After considering the (i) relevant factors for the purpose of assessment of her best interests, (ii) the views of the parents and (iii) the guardians' position, Justice Hedley held:

"Subject to two observations that I wish to make at the end of this judgment, I do not believe that any further aggressive treatment, even if necessary to prolong life, is in her best interests. I know that that may mean that she may die earlier than otherwise she might have done but in my judgment, the moment of her death will only be slightly advanced.

I have asked myself: what can now be done to benefit Charolotte? I can only offer three answers: first, that she can be given as much comfort and as little pain as possible; secondly, that she can be given as much time as possible to spend physically in the presence of and in contact with her parents; thirdly, that she can meet her end whenever that may be in what Mr. Wyatt called the TLC of those who live her most. Although I believe and find that further invasive and aggressive treatment would be intolerable to Charolotte, I prefer to determine her best interests on the basis of finding what is the best that can be done for her.....

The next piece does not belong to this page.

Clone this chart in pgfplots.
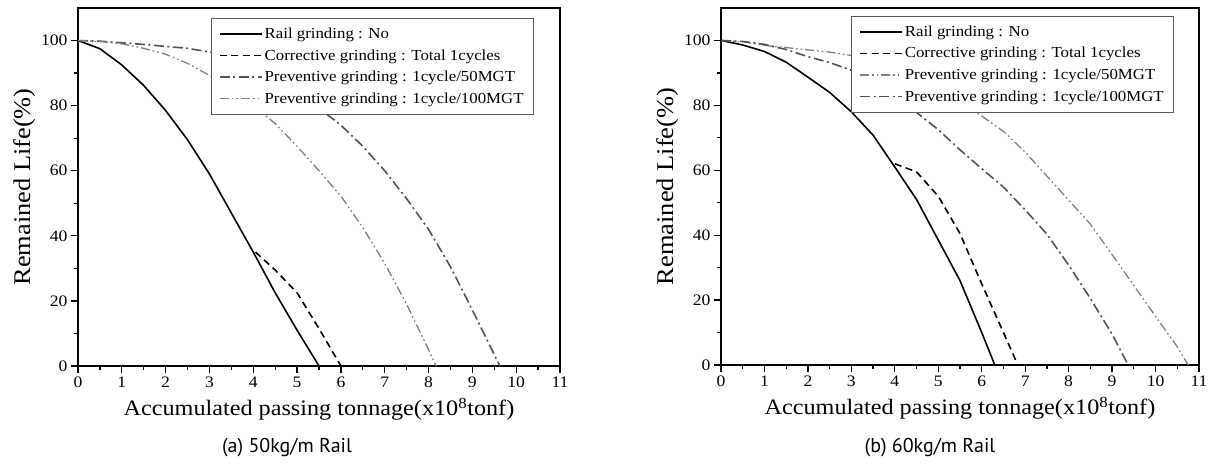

I propose to grant relief broadly along the lines contended for by the Hospital and Guardian, although I said that I would put over any argument about the exact wording until I had given judgment. It is not necessary for me to consider injunctive relief or any positive declaratory relief in the light of the conclusions to which I have come on best interests. I say no more than that the former (at least in mandatory terms) is currently precluded by the Court of Appeal decision in Re J (a Minor)(Child Care: Medical Treatment): 1993 Fam 15, whilst the latter raises very considerable practical difficulties.

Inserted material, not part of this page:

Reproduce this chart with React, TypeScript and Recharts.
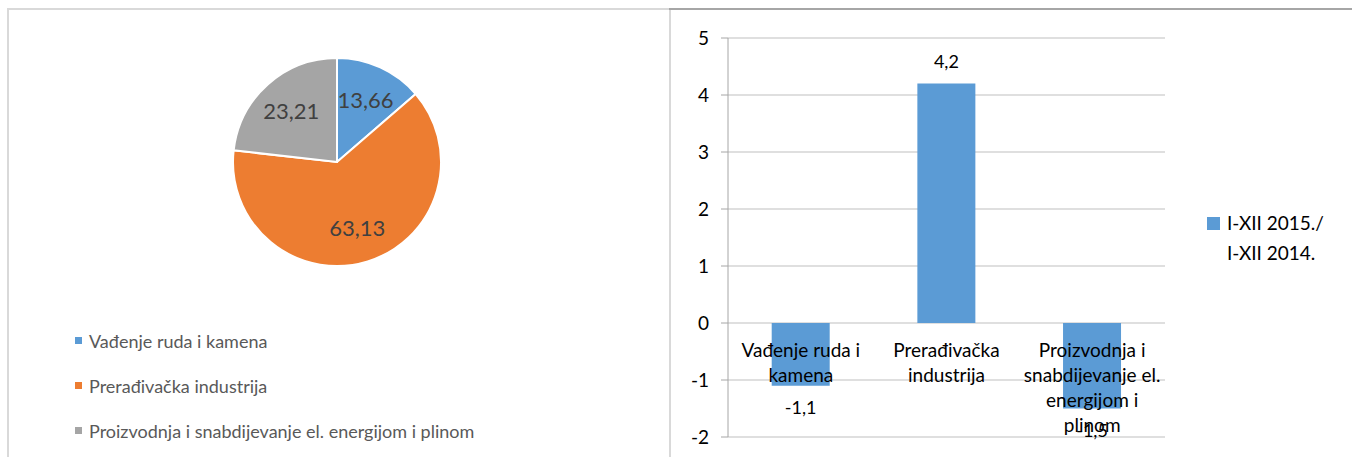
import React from 'react';
import {
    PieChart,
    Pie,
    Cell,
    Legend,
    BarChart,
    Bar,
    YAxis,
    XAxis,
    CartesianGrid,
    LabelList,
    ReferenceDot,
    Text,
} from 'recharts';

const sectors = ['Vađenje ruda i kamena', 'Prerađivačka industrija', 'Proizvodnja i snabdijevanje el. energijom i plinom'];
const shares = [13.66, 63.13, 23.21];
const changes = [-1.1, 4.2, -1.5];
const seriesName = 'I-XII 2015./ I-XII 2014.';
const yTicks = [-2, -1, 0, 1, 2, 3, 4, 5];

const colors = ['#5B9BD5', '#ED7D31', '#A5A5A5'];
const FONT = 'Lato, "Open Sans", sans-serif';

const pieData = sectors.map((name, i) => ({ name, value: shares[i] }));
const barData = sectors.map((name, i) => ({ name, value: changes[i] }));

const comma = (v: number) => String(v).replace('.', ',');

const RAD = Math.PI / 180;

function PieLabel(props: any) {
    const { cx, cy, midAngle, outerRadius, value } = props;
    const r = outerRadius * 0.66;
    const x = cx + r * Math.cos(-midAngle * RAD);
    const y = cy + r * Math.sin(-midAngle * RAD);
    return (
        <text x={x} y={y} textAnchor="middle" dominantBaseline="central" fill="#404040" fontSize={22} fontFamily={FONT}>
            {comma(value)}
        </text>
    );
}

function PieLegend({ payload }: any) {
    const items = [...payload].sort((a: any, b: any) => sectors.indexOf(a.value) - sectors.indexOf(b.value));
    return (
        <div style={{ fontFamily: FONT, fontSize: 18, color: '#595959' }}>
            {items.map((p: any) => (
                <div key={p.value} style={{ display: 'flex', alignItems: 'center', height: 45 }}>
                    <span style={{ width: 7, height: 7, background: p.color, marginRight: 7, display: 'inline-block' }} />
                    {p.value}
                </div>
            ))}
        </div>
    );
}

function BarLegend({ payload }: any) {
    return (
        <div style={{ fontFamily: FONT, fontSize: 19, color: '#000', display: 'flex', alignItems: 'flex-start', lineHeight: '30px' }}>
            {payload.map((p: any) => (
                <React.Fragment key={p.value}>
                    <span style={{ width: 13, height: 13, background: p.color, marginRight: 7, marginTop: 9, flex: 'none' }} />
                    <span style={{ width: 108 }}>{p.value}</span>
                </React.Fragment>
            ))}
        </div>
    );
}

function CategoryLabel(label: string) {
    return (props: any) => (
        <Text
            x={props.cx}
            y={props.cy + 21}
            width={124}
            textAnchor="middle"
            verticalAnchor="start"
            lineHeight={25}
            style={{ fontSize: 19, fontFamily: FONT }}
            fontSize={19}
            fontFamily={FONT}
            fill="#000"
        >
            {label}
        </Text>
    );
}

export default function App() {
    return (
        <div style={{ position: 'fixed', left: 0, top: 0, width: 1352, height: 457, background: '#fff', overflow: 'hidden' }}>
            <div
                style={{
                    position: 'absolute',
                    left: 7,
                    top: 8,
                    width: 660,
                    height: 460,
                    borderTop: '2px solid #d9d9d9',
                    borderLeft: '2px solid #d9d9d9',
                    borderRight: '2px solid #d9d9d9',
                }}
            >
                <PieChart width={660} height={449}>
                    <Pie
                        data={pieData}
                        dataKey="value"
                        nameKey="name"
                        cx={323}
                        cy={147}
                        outerRadius={104}
                        startAngle={90}
                        endAngle={-270}
                        stroke="#fff"
                        strokeWidth={2}
                        label={PieLabel}
                        labelLine={false}
                        isAnimationActive={false}
                    >
                        {pieData.map((d, i) => (
                            <Cell key={d.name} fill={colors[i]} />
                        ))}
                    </Pie>
                    <Legend
                        content={PieLegend}
                        layout="vertical"
                        align="center"
                        verticalAlign="middle"
                        wrapperStyle={{ position: 'absolute', left: 66, top: 308, width: 560 }}
                    />
                </PieChart>
            </div>
            <div
                style={{
                    position: 'absolute',
                    left: 669,
                    top: 8,
                    width: 683,
                    height: 460,
                    borderTop: '2px solid #a6a6a6',
                }}
            >
                <BarChart
                    width={683}
                    height={447}
                    data={barData}
                    margin={{ top: 28, right: 187, left: 0, bottom: 20 }}
                    barCategoryGap="30%"
                >
                    <CartesianGrid vertical={false} stroke="#bfbfbf" />
                    <XAxis dataKey="name" hide />
                    <YAxis
                        width={59}
                        domain={[-2, 5]}
                        ticks={yTicks}
                        interval={0}
                        tickSize={7}
                        tickMargin={12}
                        axisLine={{ stroke: '#a6a6a6' }}
                        tickLine={{ stroke: '#a6a6a6' }}
                        tick={{ fill: '#000', fontSize: 19, fontFamily: FONT }}
                    />
                    <Bar dataKey="value" name={seriesName} fill={colors[0]} isAnimationActive={false}>
                        <LabelList
                            dataKey="value"
                            position="top"
                            offset={16}
                            formatter={(v: any) => comma(v)}
                            style={{ fill: '#000', fontSize: 18, fontFamily: FONT }}
                        />
                    </Bar>
                    {barData.map((d) => (
                        <ReferenceDot key={d.name} x={d.name} y={0} r={1} shape={CategoryLabel(d.name)} />
                    ))}
                    <Legend
                        content={BarLegend}
                        layout="vertical"
                        align="center"
                        verticalAlign="middle"
                        wrapperStyle={{ position: 'absolute', left: 538, top: 198, width: 140 }}
                    />
                </BarChart>
            </div>
        </div>
    );
}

I said that I had two further observations to make. First this relief is only permissive, it does not relieve them of the right or responsibility for advising or giving the treatment that they and the parents think right in the light of the circumstances as they develop. All it does is to authorize them, in the event of disagreement between the parents and themselves, not to send the child for artificial ventilation or similar aggressive treatment. Secondly, I would like to ask the treating doctors (without in anyway suggesting an answer to them) to give further consideration to an elective tracheotomy on the basis of its possible contribution to Charolotte's palliative care as described by Dr. G."